Coincidiendo con estas fechas de evocación a nuestros predecesores y de visita a los cementerios, solemnidad de todos los santos y conmemoración de los fieles difuntos, se me ocurre reflexionar sobre la realidad de la muerte, desde una perspectiva puramente literaria; puesto que la misma eternidad engrandece a la literatura como viaje a la existencia. Bajo esta visión digerida y dirigida de lo literario, todas las generaciones han profundizado en el tránsito.

El mismo poeta y prosista español, Antonio Machado, nos ha legado el más profundo de los pensamientos: “La muerte es algo que no debemos temer porque, mientras somos, la muerte no es y cuando la muerte es, nosotros no somos”.

Ciertamente, los seres humanos desde siempre se han ocupado y preocupado de su muerte y de sus muertos, unas veces con cierto temor, otras veces con esperanza. En cierto modo, necesitamos recordar experiencias de vida, sentirnos cercanos unos de los otros más allá de la ausencia o del olvido. Hay un estrecho vínculo entre todos, entre los que caminan y entre los que sueñan, entre los que peregrinan y entre los que duermen, entre los que se aman y entre los que se dejan recordar.

Las tumbas son casi un espejo de lo que fueron, del mundo vivido, hasta poder descubrir cómo vivieron, qué amaron y qué les conmovía. Efectivamente, tras esa muerte hay una vida vivida que vale la pena cuando menos meditarla. Contrariamente a lo que se pregona en nuestra sociedad actual, que intenta quitar de nuestra mente el poético pensamiento del trance, de la expiración, a pesar de ser un tema que nos concierne a todos los seres humanos. Recorrer nuestros cementerios, leer sus inscripciones, abrazarse a sus soledades, compartir el silencio, cuando menos es un camino que invita a explorarnos por dentro. A veces, nuestras habitaciones interiores precisan sentirnos acompañados por personas que un día fueron en nosotros hasta nuestra propia vida. Como decía el novelista y político francés, André Malraux, quizás “la muerte sólo tenga importancia en la medida en que nos hace reflexionar sobre el valor de la vida”. Sea como fuere, una gran parte de la humanidad nunca se ha resignado a creer que más allá de la agonía no existe simplemente nada. Tal vez tengamos miedo, porque tenemos recelo a ese vacío, a ese partir hacia lo desconocido. Al fin, uno piensa que todo tiene su tiempo y su morada. Y que ahora soy nada, pero mañana puedo ser algo. A lo mejor con ser un verso más del aire, hallo el consuelo que no encuentro en el planeta.

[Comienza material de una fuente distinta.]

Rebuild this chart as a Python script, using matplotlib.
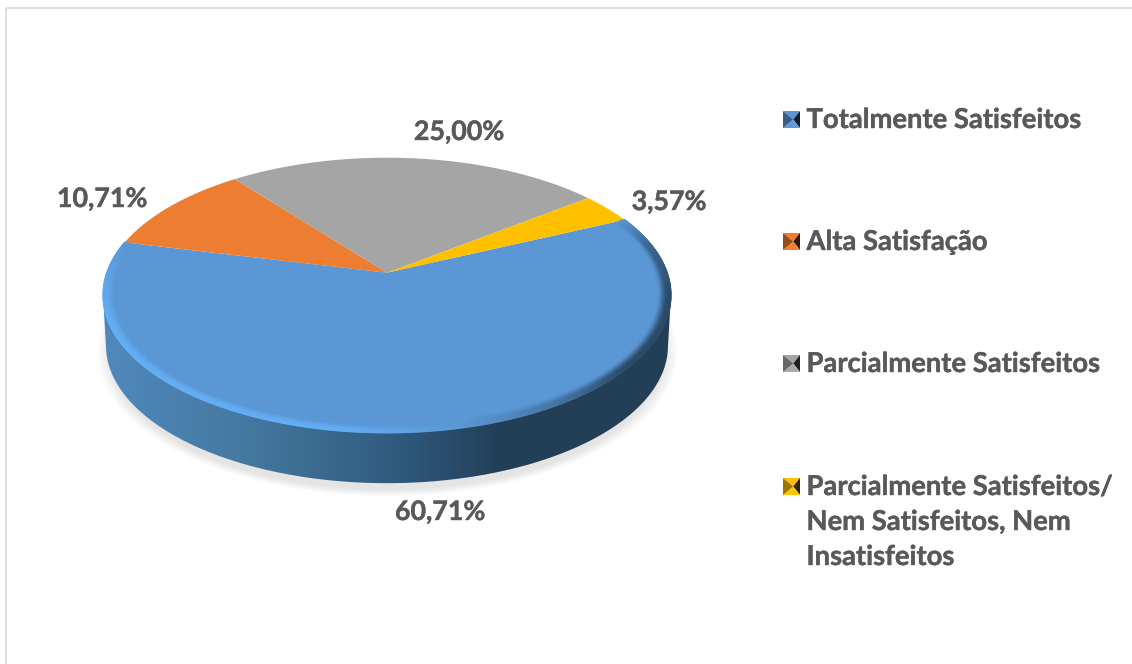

Naturalmente, precisamos sentirnos eternos y acompañados, confiar en alguien o en algo. Para los creyentes es el mismo Cristo quien nos sostiene a través de la cruz que él mismo padeció. Para los que no lo sean, también se tienen que sentir confiados en algo, como puede ser en un cambio de cometido, o en un vuelo hacia otra dimensión. Al respecto, decía otro escritor francés, François Mauric, que “la muerte no nos roba los seres amados; al contrario, nos los guarda y nos los inmortaliza en el recuerdo”. Es verdad, la propia vida sí que en ocasiones nos los roba y, además, definitivamente. O tampoco, porque el ser humano surge de la tierra y a la tierra vuelve. Esta es la realidad más evidente que no debemos olvidar jamás, al igual que no podemos dejar de lado a las numerosas víctimas de toda clase de crímenes y de toda forma de violencia. Y aunque, “cuando la muerte es, nosotros ya no somos” – como dijo Machado-, también tiene bien poco sentido la pena capital, a la que habría que abolir de la faz de la tierra, puesto que es otro atentado más, una especie de crimen legal contra la dignidad humana y el derecho a la vida. Tantas cosas podríamos mejorar si pensáramos más en la hora suprema. Seguro que tomaría más consistencia si aún cabe, el deseo de inmortalidad que habita en nuestros corazones.